The Ultimate Guide to Coffee Processing Methods
Welcome to our guide on processing methods for coffee beans. Processing methods have a huge impact on the way coffee tastes. Determining which method that you prefer will be completely up to you, as is the case with everything in the coffee world - that is part of the fun!
Processing methods allow for coffee beans to be separated from the coffee cherries in which they grow. Yes, people are generally surprised when we tell them that coffee beans are found within coffee cherries. However, coffee cherries need to have their silverskin, mucilage, parchment, and pulp removed to leave just the pure and beautiful coffee beans - what we really want.
Effectively, there are 2 main methods for processing coffee beans. These are the “washed” method, and the “unwashed” (or natural) method.
The washed coffee processing method is where the coffee cherry is processed/pulped by a machine.
These pulped coffee cherries are washed, which removes any undesirable bits and pieces like dirt and stones. This washing process also clears away parts of the coffee cherry itself, removing the pulp, mucilage and parchment - this leaves just the coffee beans.

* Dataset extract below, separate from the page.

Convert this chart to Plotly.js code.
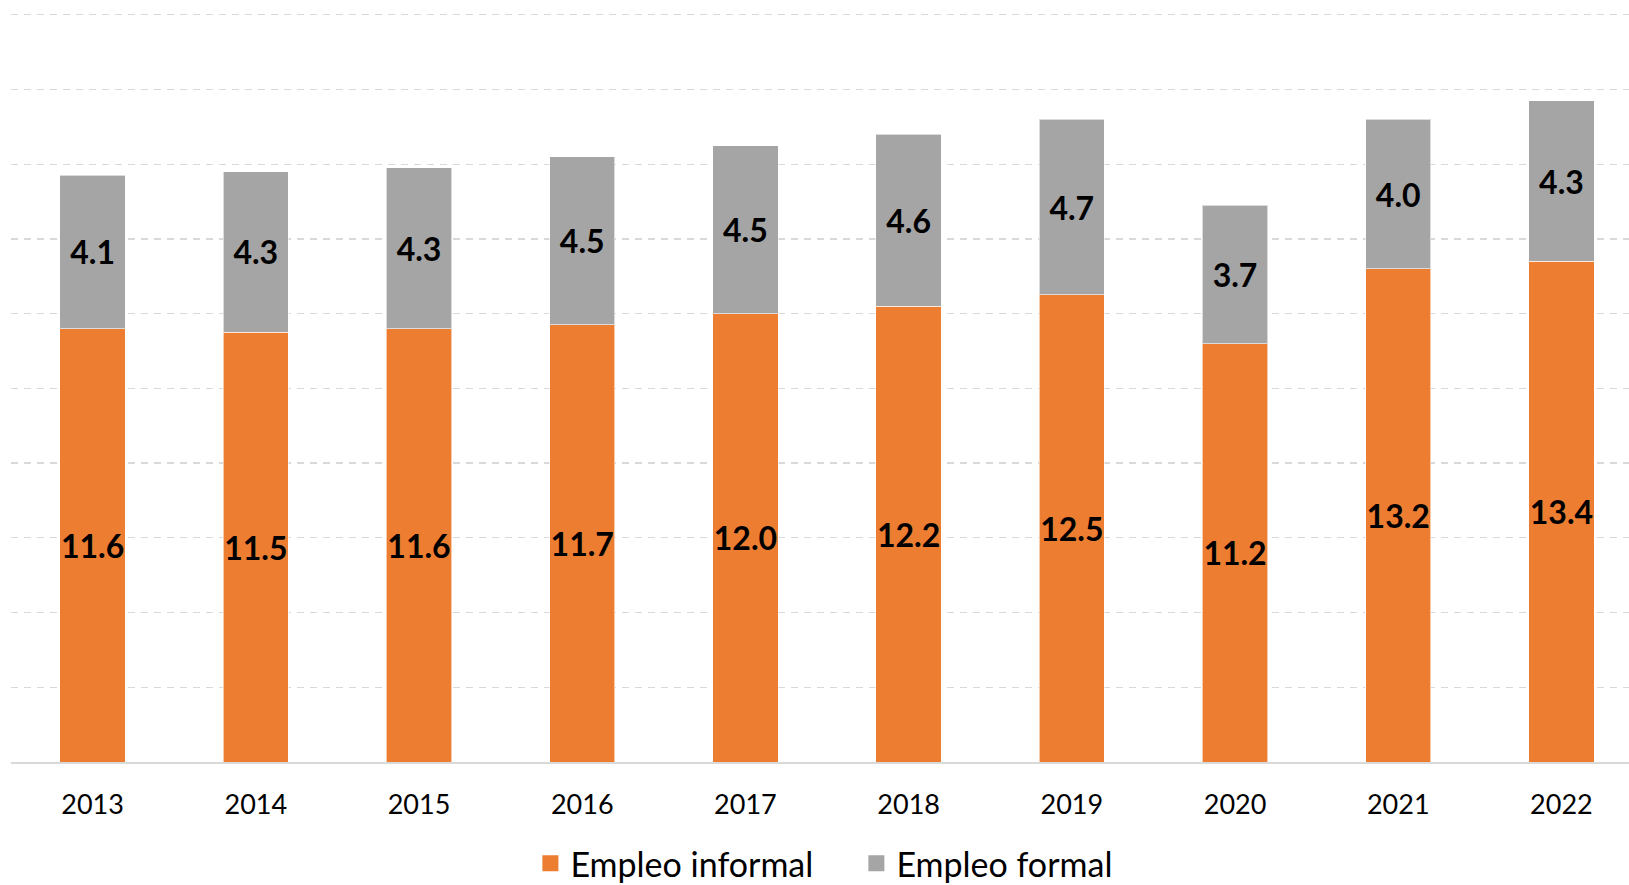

This process of “washing” takes about 1-2 days, during this time the coffee beans ferment in the water with all the other parts of the coffee cherry. Fermentation allows the flavour notes of the coffee cherry mucilage to be maintained in the coffee beans.
After this process, the what remains (the coffee beans) is laid out in a field for around a month in order to dry.
Being the most common coffee processing method in the world, it is generally consented to that the “washed” method produces coffee beans of a higher calibre than coffee beans that are a result of the “unwashed” processing method.
The “washed” processing method for coffee beans is popular amongst the big producers of coffee, including Indonesia and Ethiopia (among other regions). Sometimes, this method is referred to as the “wet process”.
The unwashed coffee processing method is also known as the “natural” processing method, or the “dry” processing method. The unwashed processing method is much less complex than the “washed” processing method.
Coffee cherries are simply laid out in the field for a certain amount of time, be it around 10, 20, or 30 days. Coffee beans that result from this method have flavour profiles that are influenced strongly by fermentation of the coffee cherry itself, because the coffee bean bakes within the fermenting fruit of the coffee cherry for a much longer time when compared with the “washed” processing method. Remember, in this “unwashed” method, the whole coffee cherry is laid out in the fields. With the abovementioned “washed” method, it is only the coffee beans themselves that are laid out in the sun.
The acids and flavours of the cherries sit and ferment as a cocoon for the coffee beans. This acidic goodness seeps deep into the coffee beans, and are only released again when you brew these beans for your perfect cup of morning coffee.
The honey processing method for coffee adds an incredible amount of sweetness to your coffee - it is almost as if honey was added to your cup of coffee. It is also referred to as the “semi-washed” processing method. This beautiful flavour comes from how gooey and sticky the coffee beans get as a result of this process. This method is currently not that common, yet it is increasing in popularity.
Think of how the washed method involves removing all of the mucilage through the washing process. The honey processing method only removes part of the mucilage. This means that when the beans are left to dry in the fields, they continue to ferment in the mucilage of the coffee cherry
Still quite niche, this processing method by and large comes from Costa Rica and Central America more generally.